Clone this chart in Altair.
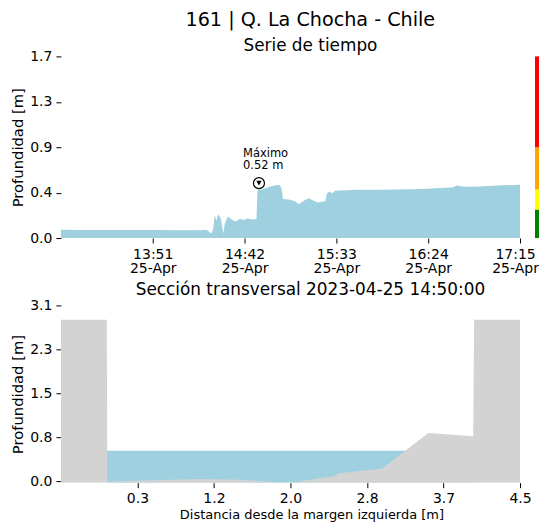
import altair as alt
import pandas as pd

FONT = "DejaVu Sans"
BLUE = "#9ed0e0"
GREY = "#d3d3d3"

# ---------------- Serie de tiempo ----------------
date = "2023-04-25"
times = ["13:00:00", "13:13:00", "13:26:00", "13:40:00", "13:54:00", "14:08:00",
         "14:21:00", "14:22:12", "14:23:30", "14:24:36", "14:25:24", "14:26:18",
         "14:27:24", "14:28:24", "14:29:00", "14:30:12", "14:30:54", "14:32:36",
         "14:35:12", "14:37:00", "14:39:24", "14:41:36", "14:43:48", "14:46:24",
         "14:48:36", "14:49:12", "14:51:48", "14:56:24", "15:00:30", "15:01:36",
         "15:02:30", "15:03:24", "15:07:30", "15:10:18", "15:12:06", "15:14:54",
         "15:17:36", "15:20:24", "15:22:36", "15:25:36", "15:26:48", "15:27:48",
         "15:29:18", "15:30:36", "15:32:24", "15:44:30", "15:57:24", "16:15:54",
         "16:23:18", "16:38:00", "16:39:54", "16:42:42", "16:45:24", "16:52:48",
         "17:02:06", "17:15:00"]
depth = [0.078, 0.077, 0.076, 0.077, 0.076, 0.075,
         0.076, 0.063, 0.041, 0.090, 0.220, 0.165,
         0.225, 0.200, 0.170, 0.040, 0.126, 0.205,
         0.173, 0.157, 0.183, 0.170, 0.185, 0.176,
         0.180, 0.457, 0.463, 0.488, 0.504, 0.498,
         0.470, 0.369, 0.362, 0.347, 0.321, 0.353,
         0.378, 0.353, 0.337, 0.347, 0.345, 0.425,
         0.441, 0.425, 0.447, 0.457, 0.457, 0.463,
         0.466, 0.482, 0.501, 0.488, 0.485, 0.488,
         0.498, 0.504]

x_start = (13, 0)
x_end = (17, 15)
tick_times = [(13, 51), (14, 42), (15, 33), (16, 24), (17, 15)]
y_ticks_top = [0.0, 0.43, 0.86, 1.29, 1.72]
y_max_top = 1.72

max_time = "14:50:00"
max_value = 0.52
max_lines = ["Máximo", "0.52 m"]

level_names = ["Verde", "Amarillo", "Naranja", "Rojo"]
level_lo = [0.0, 0.27, 0.46, 0.86]
level_hi = [0.27, 0.46, 0.86, 1.72]
level_colors = ["#008000", "#ffff00", "#ffa500", "#ff0000"]

# ---------------- Sección transversal ----------------
bed_x = [-0.5, 0.0, 0.005, 1.0, 1.45, 2.0, 2.5, 2.51, 3.0, 3.5, 3.99, 4.0, 4.5]
bed_y = [2.83, 2.83, 0.0, 0.045, 0.03, -0.02, 0.10, 0.14, 0.23, 0.85, 0.79, 2.83, 2.83]
water_x = [0.0, 4.0]
water_level = 0.54
x_dom_bottom = [-0.5, 4.5]
y_dom_bottom = [-0.02, 3.08]
x_ticks_bottom = [1 / 3, 7 / 6, 2.0, 17 / 6, 11 / 3, 4.5]
y_ticks_bottom = [0.0, 0.77, 1.54, 2.31, 3.08]


def dt(hm):
    return alt.DateTime(year=2023, month=4, date=25, hours=hm[0], minutes=hm[1])


ts = pd.DataFrame({"t": [f"{date}T{t}" for t in times], "v": depth})
mx = pd.DataFrame({"t": [f"{date}T{max_time}"], "v": [max_value],
                   "label": ["\n".join(max_lines)]})
levels = pd.DataFrame({"name": level_names, "lo": level_lo, "hi": level_hi})

xs_top = alt.Scale(domain=[dt(x_start), dt(x_end)])
ys_top = alt.Scale(domain=[0, y_max_top], nice=False, zero=False)

area = alt.Chart(ts).mark_area(color=BLUE, interpolate="linear").encode(
    x=alt.X("t:T", scale=xs_top, title=None,
            axis=alt.Axis(values=[dt(t) for t in tick_times],
                          labelExpr="[timeFormat(datum.value, '%H:%M'), timeFormat(datum.value, '%d-%b')]",
                          labelLineHeight=15, labelPadding=4, labelFlush=False,
                          labelOffset={"condition": {"test": "hours(datum.value) == 17",
                                                     "value": -5}, "value": 0})),
    y=alt.Y("v:Q", scale=ys_top, title="Profundidad [m]",
            axis=alt.Axis(values=y_ticks_top, format=".1f")),
)

ring = alt.Chart(mx).mark_point(shape="circle", filled=True, fill="white",
                                stroke="black", strokeWidth=1.2, size=121, opacity=1).encode(
    x="t:T", y="v:Q")
tri = alt.Chart(mx).mark_point(shape="triangle-down", filled=True, color="black",
                               size=28, opacity=1).encode(
    x="t:T", y="v:Q")
lbl = alt.Chart(mx).mark_text(align="left", baseline="alphabetic", dx=-16, dy=-26,
                              fontSize=11.5, lineHeight=12, lineBreak="\n",
                              font=FONT, color="black").encode(
    x="t:T", y="v:Q", text="label:N")

bar = alt.Chart(levels).mark_rect().encode(
    x=alt.value(475), x2=alt.value(479),
    y="lo:Q", y2="hi:Q",
    color=alt.Color("name:N", scale=alt.Scale(domain=level_names, range=level_colors),
                    legend=None),
)

top = alt.layer(area, bar, ring, tri, lbl).properties(
    width=460, height=182,
    title=alt.TitleParams("Serie de tiempo", fontSize=16.9, fontWeight="normal",
                          font=FONT, dx=20, offset=-5, anchor="middle"),
)

# bottom chart
water = pd.DataFrame({"x": water_x, "y": [water_level] * len(water_x)})
bed = pd.DataFrame({"x": bed_x, "y": bed_y})

xs_b = alt.Scale(domain=x_dom_bottom, nice=False, zero=False)
ys_b = alt.Scale(domain=y_dom_bottom, nice=False, zero=False)

water_area = alt.Chart(water).mark_area(color=BLUE, clip=True).encode(
    x=alt.X("x:Q", scale=xs_b, title="Distancia desde la margen izquierda [m]",
            axis=alt.Axis(values=x_ticks_bottom, format=".1f", titleX=251,
                          titleFontSize=13, titlePadding=3, labelFlush=False)),
    y=alt.Y("y:Q", scale=ys_b, title="Profundidad [m]",
            axis=alt.Axis(values=y_ticks_bottom, format=".1f")),
    y2=alt.datum(y_dom_bottom[0]),
)
bed_area = alt.Chart(bed).mark_area(color=GREY, clip=True).encode(
    x="x:Q", y="y:Q",
    y2=alt.datum(y_dom_bottom[0]),
)

bottom = alt.layer(water_area, bed_area).properties(
    width=460, height=177.6,
    title=alt.TitleParams("Sección transversal 2023-04-25 14:50:00", fontSize=16.9,
                          fontWeight="normal", font=FONT, dx=20, offset=0, anchor="middle"),
)

chart = alt.vconcat(top, bottom, spacing=4.5).properties(
    title=alt.TitleParams("161 | Q. La Chocha - Chile", fontSize=19.2, fontWeight="normal",
                          font=FONT, anchor="middle", dx=35.5, offset=6.3),
    padding={"left": 2, "top": 2, "right": 0, "bottom": 0},
).configure_view(stroke=None).configure_axis(
    grid=False, domain=False, labelFont=FONT, titleFont=FONT, labelFontSize=14,
    titleFontSize=14.8, titleFontWeight="normal", labelColor="black", titleColor="black",
    tickColor="black", tickSize=5, labelPadding=4, titlePadding=4,
).configure_text(font=FONT).configure_title(color="black")

chart.save("out.html", embed_options={"renderer": "svg", "actions": False})
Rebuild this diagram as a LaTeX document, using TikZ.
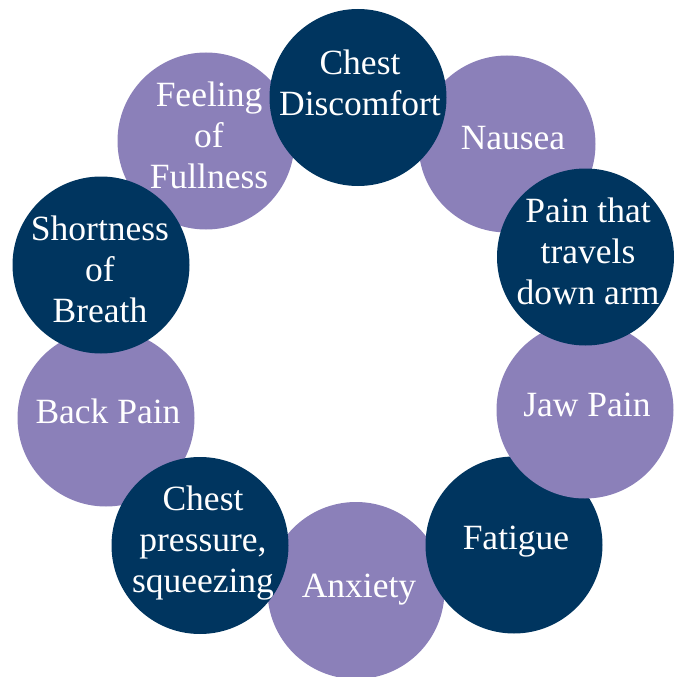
\documentclass[tikz,border=0pt]{standalone}
\usepackage{fontspec}
\setmainfont{Liberation Serif}
\definecolor{navy}{HTML}{00355F}
\definecolor{lilac}{HTML}{8B80B9}
\begin{document}
\begin{tikzpicture}[
  x=1pt, y=-1pt,
  lightdot/.style={circle, fill=lilac, draw=none, inner sep=0pt, minimum size=177pt},
  darkdot/.style={circle, fill=navy, draw=none, inner sep=0pt, minimum size=177pt},
  symtext/.style={text=white, align=center, inner sep=0pt,
                  font=\fontsize{35.5}{41}\selectfont},
]
\useasboundingbox (0,0) rectangle (681,677);

% Ring: purple circles (underneath)
\node[lightdot] (nausea)  at (507,144)   {};
\node[lightdot] (fullness) at (206,141)  {};
\node[lightdot] (back)    at (106,418)   {};
\node[lightdot] (anxiety) at (356,590.5) {};

% Ring: dark circles
\node[darkdot] (discomfort) at (358,97.5)  {};
\node[darkdot] (breath)     at (101,265)   {};
\node[darkdot] (pressure)   at (200,545.5) {};
\node[darkdot] (fatigue)    at (514,545)   {};

% Jaw sits over Fatigue, under the arm circle
\node[lightdot] (jaw) at (585,410) {};
\node[darkdot]  (arm) at (585.5,257) {};

% Labels
\node[symtext] (discomfortT) at (360,83)  {Chest\\Discomfort};
\node[symtext] (nauseaT)     at (513,138) {Nausea};
\node[symtext] (armT)        at (588,251) {Pain that\\travels\\down arm};
\node[symtext] (jawT)        at (587,405) {Jaw Pain};
\node[symtext] (fatigueT)    at (516,542) {Fatigue};
\node[symtext] (anxietyT)    at (359,590) {Anxiety};
\node[symtext] (pressureT)   at (203,543) {Chest\\pressure,\\squeezing};
\node[symtext] (backT)       at (108,411) {Back Pain};
\node[symtext] (breathT)     at (100,269) {Shortness\\of\\Breath};
\node[symtext] (fullnessT)   at (209,135) {Feeling\\of\\Fullness};

\end{tikzpicture}
\end{document}
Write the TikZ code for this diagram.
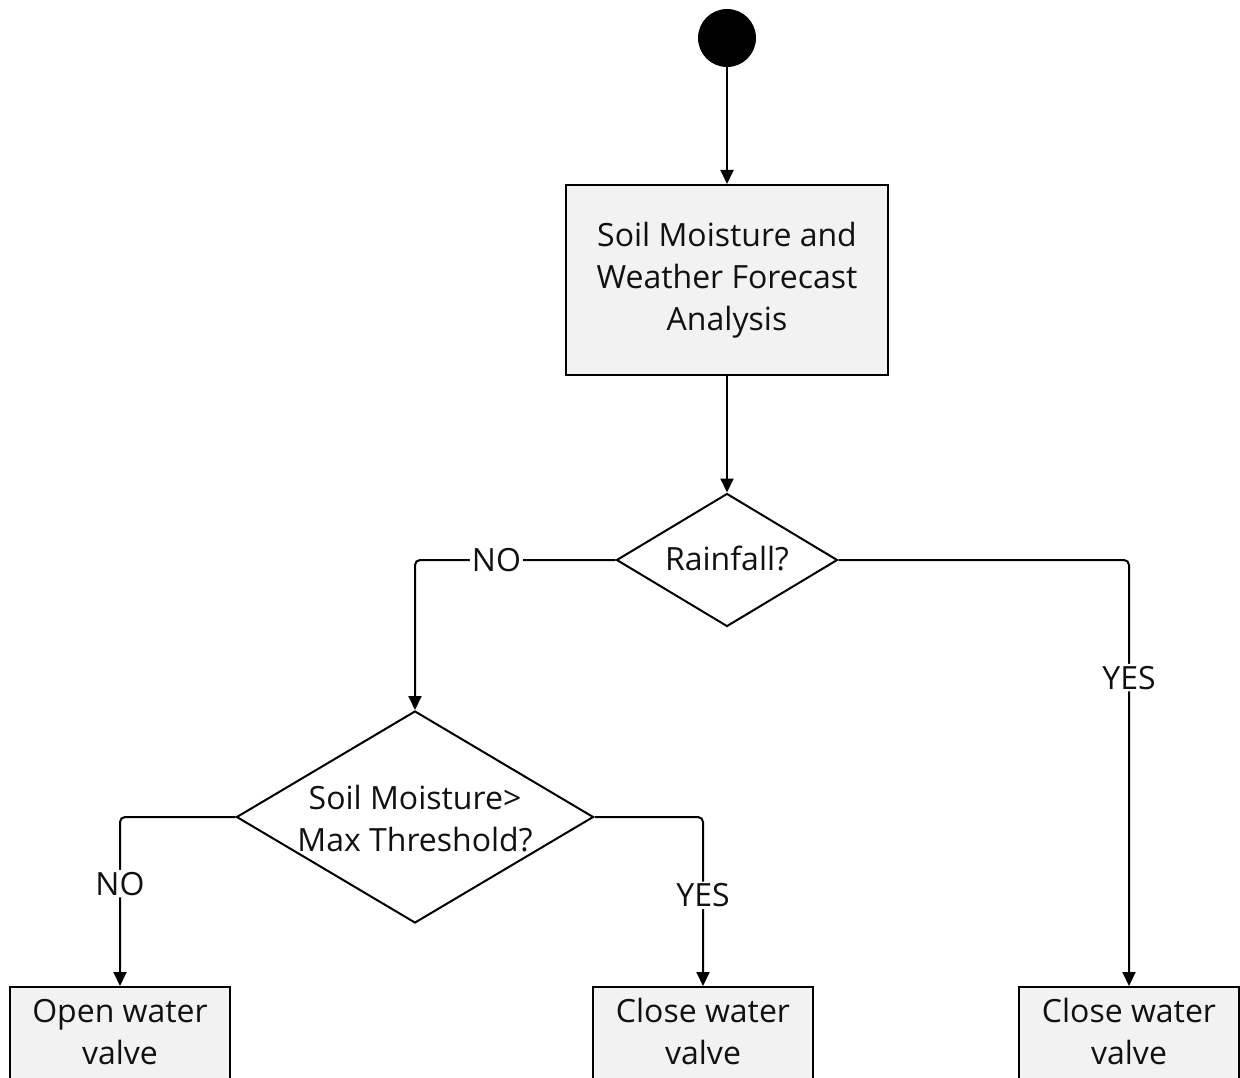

---+---

Set problem:
Skip all pictures and retype only the stretch from the line that holds "Rebuild this diagram" through the line that holds "(0,0) rectangle (681,677);", exactly as written.

Correct output:
Rebuild this diagram as a LaTeX document, using TikZ.
\documentclass[tikz,border=0pt]{standalone}
\usepackage{fontspec}
\setmainfont{Liberation Serif}
\definecolor{navy}{HTML}{00355F}
\definecolor{lilac}{HTML}{8B80B9}
\begin{document}
\begin{tikzpicture}[
  x=1pt, y=-1pt,
  lightdot/.style={circle, fill=lilac, draw=none, inner sep=0pt, minimum size=177pt},
  darkdot/.style={circle, fill=navy, draw=none, inner sep=0pt, minimum size=177pt},
  symtext/.style={text=white, align=center, inner sep=0pt,
                  font=\fontsize{35.5}{41}\selectfont},
]
\useasboundingbox (0,0) rectangle (681,677);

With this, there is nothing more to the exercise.